* Start *
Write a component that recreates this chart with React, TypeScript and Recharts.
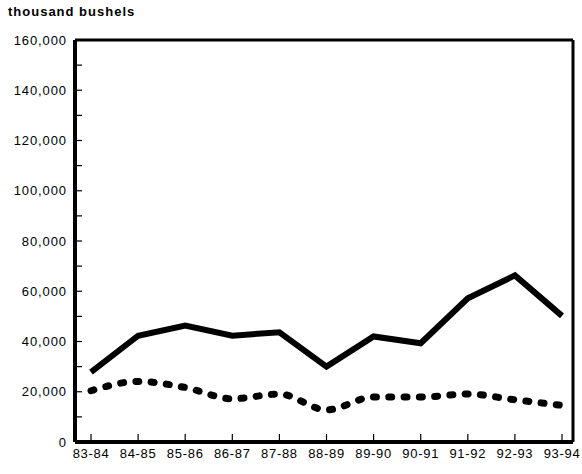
* End *
* Start *
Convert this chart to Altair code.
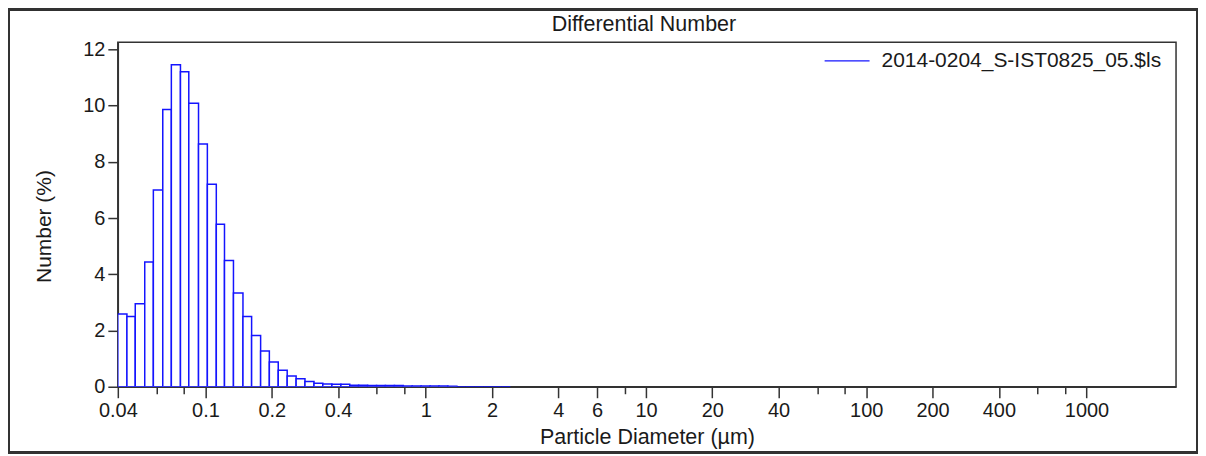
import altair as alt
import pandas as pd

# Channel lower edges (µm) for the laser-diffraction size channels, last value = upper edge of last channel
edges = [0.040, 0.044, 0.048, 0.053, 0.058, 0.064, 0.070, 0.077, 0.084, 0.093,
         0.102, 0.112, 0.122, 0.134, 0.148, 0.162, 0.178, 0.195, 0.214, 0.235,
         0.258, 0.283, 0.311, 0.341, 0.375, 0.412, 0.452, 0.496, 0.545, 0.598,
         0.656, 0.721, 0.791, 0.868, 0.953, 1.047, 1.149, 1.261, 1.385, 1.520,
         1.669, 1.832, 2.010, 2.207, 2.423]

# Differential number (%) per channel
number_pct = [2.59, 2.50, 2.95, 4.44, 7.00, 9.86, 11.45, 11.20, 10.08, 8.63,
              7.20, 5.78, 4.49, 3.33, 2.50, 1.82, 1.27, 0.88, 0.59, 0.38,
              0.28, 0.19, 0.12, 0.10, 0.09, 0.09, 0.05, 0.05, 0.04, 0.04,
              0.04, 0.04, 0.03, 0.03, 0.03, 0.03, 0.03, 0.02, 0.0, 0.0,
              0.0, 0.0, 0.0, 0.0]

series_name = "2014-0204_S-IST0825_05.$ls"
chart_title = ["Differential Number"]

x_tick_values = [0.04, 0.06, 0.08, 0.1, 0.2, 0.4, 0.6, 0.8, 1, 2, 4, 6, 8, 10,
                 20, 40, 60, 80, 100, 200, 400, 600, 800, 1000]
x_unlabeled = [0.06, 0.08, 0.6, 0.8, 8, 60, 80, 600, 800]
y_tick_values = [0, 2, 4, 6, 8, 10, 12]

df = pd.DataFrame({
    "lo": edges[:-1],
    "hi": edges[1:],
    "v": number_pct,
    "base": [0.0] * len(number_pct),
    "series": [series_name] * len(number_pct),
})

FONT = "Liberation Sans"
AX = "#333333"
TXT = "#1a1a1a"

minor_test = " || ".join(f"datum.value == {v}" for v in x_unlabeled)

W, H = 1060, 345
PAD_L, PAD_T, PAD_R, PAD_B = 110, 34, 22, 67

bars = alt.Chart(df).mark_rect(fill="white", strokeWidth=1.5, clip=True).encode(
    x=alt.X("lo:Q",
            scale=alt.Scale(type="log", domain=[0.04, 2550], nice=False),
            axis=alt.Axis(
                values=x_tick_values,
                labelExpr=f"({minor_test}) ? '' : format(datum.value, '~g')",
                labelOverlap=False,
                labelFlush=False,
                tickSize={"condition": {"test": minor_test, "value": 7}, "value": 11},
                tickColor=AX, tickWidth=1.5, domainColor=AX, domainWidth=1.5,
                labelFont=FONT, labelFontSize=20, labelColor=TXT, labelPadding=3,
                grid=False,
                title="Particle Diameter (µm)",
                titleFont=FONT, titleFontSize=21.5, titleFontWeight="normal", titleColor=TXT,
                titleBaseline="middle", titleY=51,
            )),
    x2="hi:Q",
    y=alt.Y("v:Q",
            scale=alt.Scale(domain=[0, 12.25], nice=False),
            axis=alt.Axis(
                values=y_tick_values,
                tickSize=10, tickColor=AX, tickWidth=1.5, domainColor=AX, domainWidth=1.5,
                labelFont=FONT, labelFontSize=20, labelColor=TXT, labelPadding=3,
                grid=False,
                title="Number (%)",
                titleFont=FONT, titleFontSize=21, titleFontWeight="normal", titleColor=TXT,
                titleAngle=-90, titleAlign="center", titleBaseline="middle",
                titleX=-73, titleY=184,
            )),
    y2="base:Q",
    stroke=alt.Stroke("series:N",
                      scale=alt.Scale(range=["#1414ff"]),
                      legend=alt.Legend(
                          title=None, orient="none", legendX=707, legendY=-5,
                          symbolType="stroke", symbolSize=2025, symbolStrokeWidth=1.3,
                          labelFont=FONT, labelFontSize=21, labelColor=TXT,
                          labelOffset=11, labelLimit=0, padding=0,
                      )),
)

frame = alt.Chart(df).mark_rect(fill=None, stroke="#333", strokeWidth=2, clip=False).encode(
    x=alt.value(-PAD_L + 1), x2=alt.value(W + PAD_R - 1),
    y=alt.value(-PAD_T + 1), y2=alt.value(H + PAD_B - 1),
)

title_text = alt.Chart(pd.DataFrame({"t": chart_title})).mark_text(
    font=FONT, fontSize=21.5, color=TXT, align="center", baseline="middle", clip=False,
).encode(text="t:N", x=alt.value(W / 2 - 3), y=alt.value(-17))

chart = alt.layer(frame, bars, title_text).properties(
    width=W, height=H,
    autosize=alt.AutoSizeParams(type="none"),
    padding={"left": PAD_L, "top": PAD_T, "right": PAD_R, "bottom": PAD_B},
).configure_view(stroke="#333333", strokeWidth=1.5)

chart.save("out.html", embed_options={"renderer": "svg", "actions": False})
* End *
Aim
Skip the pictures. Set down only the lines from the one containing "Convert this chart to Altair code." through the one containing "1.669, 1.832, 2.010, 2.207, 2.423]", exactly as they appear, ends included.

The answer
Convert this chart to Altair code.
import altair as alt
import pandas as pd

# Channel lower edges (µm) for the laser-diffraction size channels, last value = upper edge of last channel
edges = [0.040, 0.044, 0.048, 0.053, 0.058, 0.064, 0.070, 0.077, 0.084, 0.093,
         0.102, 0.112, 0.122, 0.134, 0.148, 0.162, 0.178, 0.195, 0.214, 0.235,
         0.258, 0.283, 0.311, 0.341, 0.375, 0.412, 0.452, 0.496, 0.545, 0.598,
         0.656, 0.721, 0.791, 0.868, 0.953, 1.047, 1.149, 1.261, 1.385, 1.520,
         1.669, 1.832, 2.010, 2.207, 2.423]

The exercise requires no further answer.